We began our process of deciding on advanced analytics and BI tools 18 months ago with our path and observations as follows:

  1. Initial Ellucian recommendations included attending TDWI
  2. The two primary reading resources
  3. Data Warehouse Toolkit – Ralph Kimball
  4. Successful Business Intelligence  Cindi Howson
  5. Through contacts made at TDWI we have begun to participate with higher ed BI groups such as:
    1. Northern Kentucky University’s (NKU Higher Ed BI Summit)
    2. HEDW.org The 2014 Conference is in April
  6. Attend every BI session at every conference over the past yearish.
  7. Develop a evaluation matrix
  8. Get a Demo of the following and narrow our choices to the top 5ish or 6ish  
    1. Tableau
    2. Domo
    3. Entrinsk Informer
    4. iStrategy
      1. Western Wyoming Community College will do a combined IR/IT demo of their experience with iStrategy/Pro Clarity/ Pyramid
    5. Pyramid
    6. Cognos
    7. Jaspersoft
    8. Halo
    9. Lumira (SAP)
    10. Hadoop
    11. SAS
    12. Infobuilders
    13. Nutrina BI
    14. Looker
  9. Share info and lessons learned
  10. Validate our work with
    1. BI Scorecard
      1. Following our attendance at one of the TDWI we determined we would purchase BI Scorecard at a cost $2995  http://www.biscorecard.com/Register.asp
    2. Research Analyst review  from Info-Tech Research
  11. Make Decision and Recommendation
  12. Next Steps
    1. Continue Learning
      1. HEDW.org
      2. TDWI
      3. Making Data Work Conference

Overall I am impressed with the product line we have looked which includes Domo, Tableau and Entrinsik Informer.   There are certainly strengths and weaknesses to all of these products.
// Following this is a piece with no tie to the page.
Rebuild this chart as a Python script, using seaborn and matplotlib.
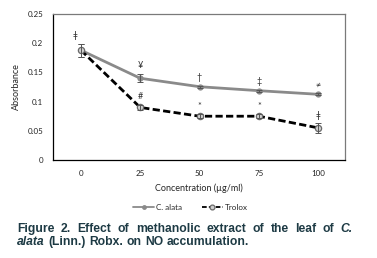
import matplotlib
matplotlib.use("Agg")
import matplotlib.pyplot as plt
import numpy as np
import pandas as pd
import seaborn as sns

# data
concentrations = ["0", "25", "50", "75", "100"]
alata_mean = [0.188, 0.140, 0.1255, 0.1187, 0.1125]
alata_err = [0.011, 0.007, 0.002, 0.002, 0.002]
trolox_mean = [0.188, 0.090, 0.075, 0.075, 0.055]
trolox_err = [0.011, 0.004, 0.003, 0.003, 0.008]
alata_marks = ["", "¥", "†", "‡", "≠"]
trolox_marks = ["ǂ", "#", "*", "*", "ǂ"]

# caption words: (text, italic)
caption_line1 = [("Figure", False), ("2.", False), ("Effect", False), ("of", False),
                 ("methanolic", False), ("extract", False), ("of", False), ("the", False),
                 ("leaf", False), ("of", False), ("C.", True)]
caption_line2 = [("alata", True), ("(Linn.)", False), ("Robx.", False), ("on", False),
                 ("NO", False), ("accumulation.", False)]

GREY = "#8a8a8a"
CAPTION = "#1d3a44"
FONT = ["Lato", "DejaVu Sans"]

sns.set_theme(style="white")
plt.rcParams["font.family"] = FONT

pos = np.arange(len(concentrations))
df = pd.DataFrame({
    "pos": np.concatenate([pos, pos]),
    "absorbance": alata_mean + trolox_mean,
    "series": ["C. alata"] * len(pos) + ["Trolox"] * len(pos),
})

W, H = 377, 258
fig = plt.figure(figsize=(W / 100, H / 100), dpi=100)
ax = fig.add_axes([0.1406, 0.3798, 0.7744, 0.5659])

sns.lineplot(data=df[df.series == "C. alata"], x="pos", y="absorbance", ax=ax,
             color=GREY, lw=2, marker="o", markersize=4.5, markeredgewidth=0,
             label="C. alata", zorder=2)
sns.lineplot(data=df[df.series == "Trolox"], x="pos", y="absorbance", ax=ax,
             color="black", lw=2, linestyle=(0, (2.6, 1.2)), marker="o", markersize=4.5,
             markerfacecolor="#d0d0d0", markeredgecolor="#6a6a6a", markeredgewidth=0.9,
             label="Trolox", zorder=3)

ax.errorbar(pos, alata_mean, yerr=alata_err, fmt="none", ecolor="#555555",
            elinewidth=0.7, capsize=2, capthick=0.7, zorder=4)
ax.errorbar(pos, trolox_mean, yerr=trolox_err, fmt="none", ecolor="#555555",
            elinewidth=0.7, capsize=2, capthick=0.7, zorder=4)

for i, m in enumerate(alata_marks):
    if m:
        ax.text(pos[i], alata_mean[i] + alata_err[i] + 0.014, m, ha="center", va="center",
                fontsize=6.5, color="#333333", family=FONT)
for i, m in enumerate(trolox_marks):
    y = trolox_mean[i] + trolox_err[i] + 0.014
    dx = -0.1 if i == 0 else 0
    ax.text(pos[i] + dx, y, m, ha="center", va="center", fontsize=6.5,
            color="#333333", family=FONT)

ax.set_xlim(-0.47, 4.45)
ax.set_ylim(0, 0.25)
ax.set_xticks(pos)
ax.set_xticklabels(concentrations)
ax.set_yticks([0, 0.05, 0.1, 0.15, 0.2, 0.25])
ax.set_yticklabels(["0", "0.05", "0.1", "0.15", "0.2", "0.25"])
ax.tick_params(axis="both", labelsize=5.8, length=0, pad=7, colors="#222222")
ax.set_xlabel("Concentration (µg/ml)", fontsize=6.5, labelpad=5)
ax.set_ylabel("Absorbance", fontsize=6.5, labelpad=5)

for side in ["left", "bottom"]:
    ax.spines[side].set_color("black")
    ax.spines[side].set_linewidth(0.9)
for side in ["top", "right"]:
    ax.spines[side].set_color("#7a7a7a")
    ax.spines[side].set_linewidth(0.9)

ax.legend_.remove()
handles, labels = ax.get_legend_handles_labels()
leg = fig.legend(handles, labels, loc="center", bbox_to_anchor=(0.505, 0.195), ncol=2,
                 frameon=False, fontsize=5.8, handlelength=2.6, columnspacing=2.5,
                 handletextpad=0.2)
for h in leg.legend_handles:
    h.set_linewidth(1.3)
    h.set_markersize(3.5)


def caption_line(words, x0, y_px, x1=None, gap=3.5, size=8.7):
    # place words one by one; spread them to x1 when given
    renderer = fig.canvas.get_renderer()
    items = []
    for word, italic in words:
        t = fig.text(0, 1 - y_px / H, word, fontsize=size, fontweight="bold",
                     style="italic" if italic else "normal", color=CAPTION,
                     family="Liberation Sans", va="baseline")
        items.append(t)
    widths = [t.get_window_extent(renderer).width for t in items]
    if x1 is not None:
        gap = (x1 - x0 - sum(widths)) / (len(items) - 1)
    x = x0
    for t, w in zip(items, widths):
        t.set_x(x / W)
        x += w + gap


caption_line(caption_line1, 17, 232, x1=353)
caption_line(caption_line2, 17, 245)

fig.savefig("out.png", dpi=100)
We have been scoring some of these products and hopefully in the next month or so we will have the chance to look at a few more.    If I get around to it I will share some of our observations.  Shortly I will also be sharing a presentation which was the intro for a demo we did of the three products mentioned just above. This was done for the Wyoming Community College CIO and IR councils as well as a smattering of other folks.  

That’s all for now.  Have a Blessed Christmas Season.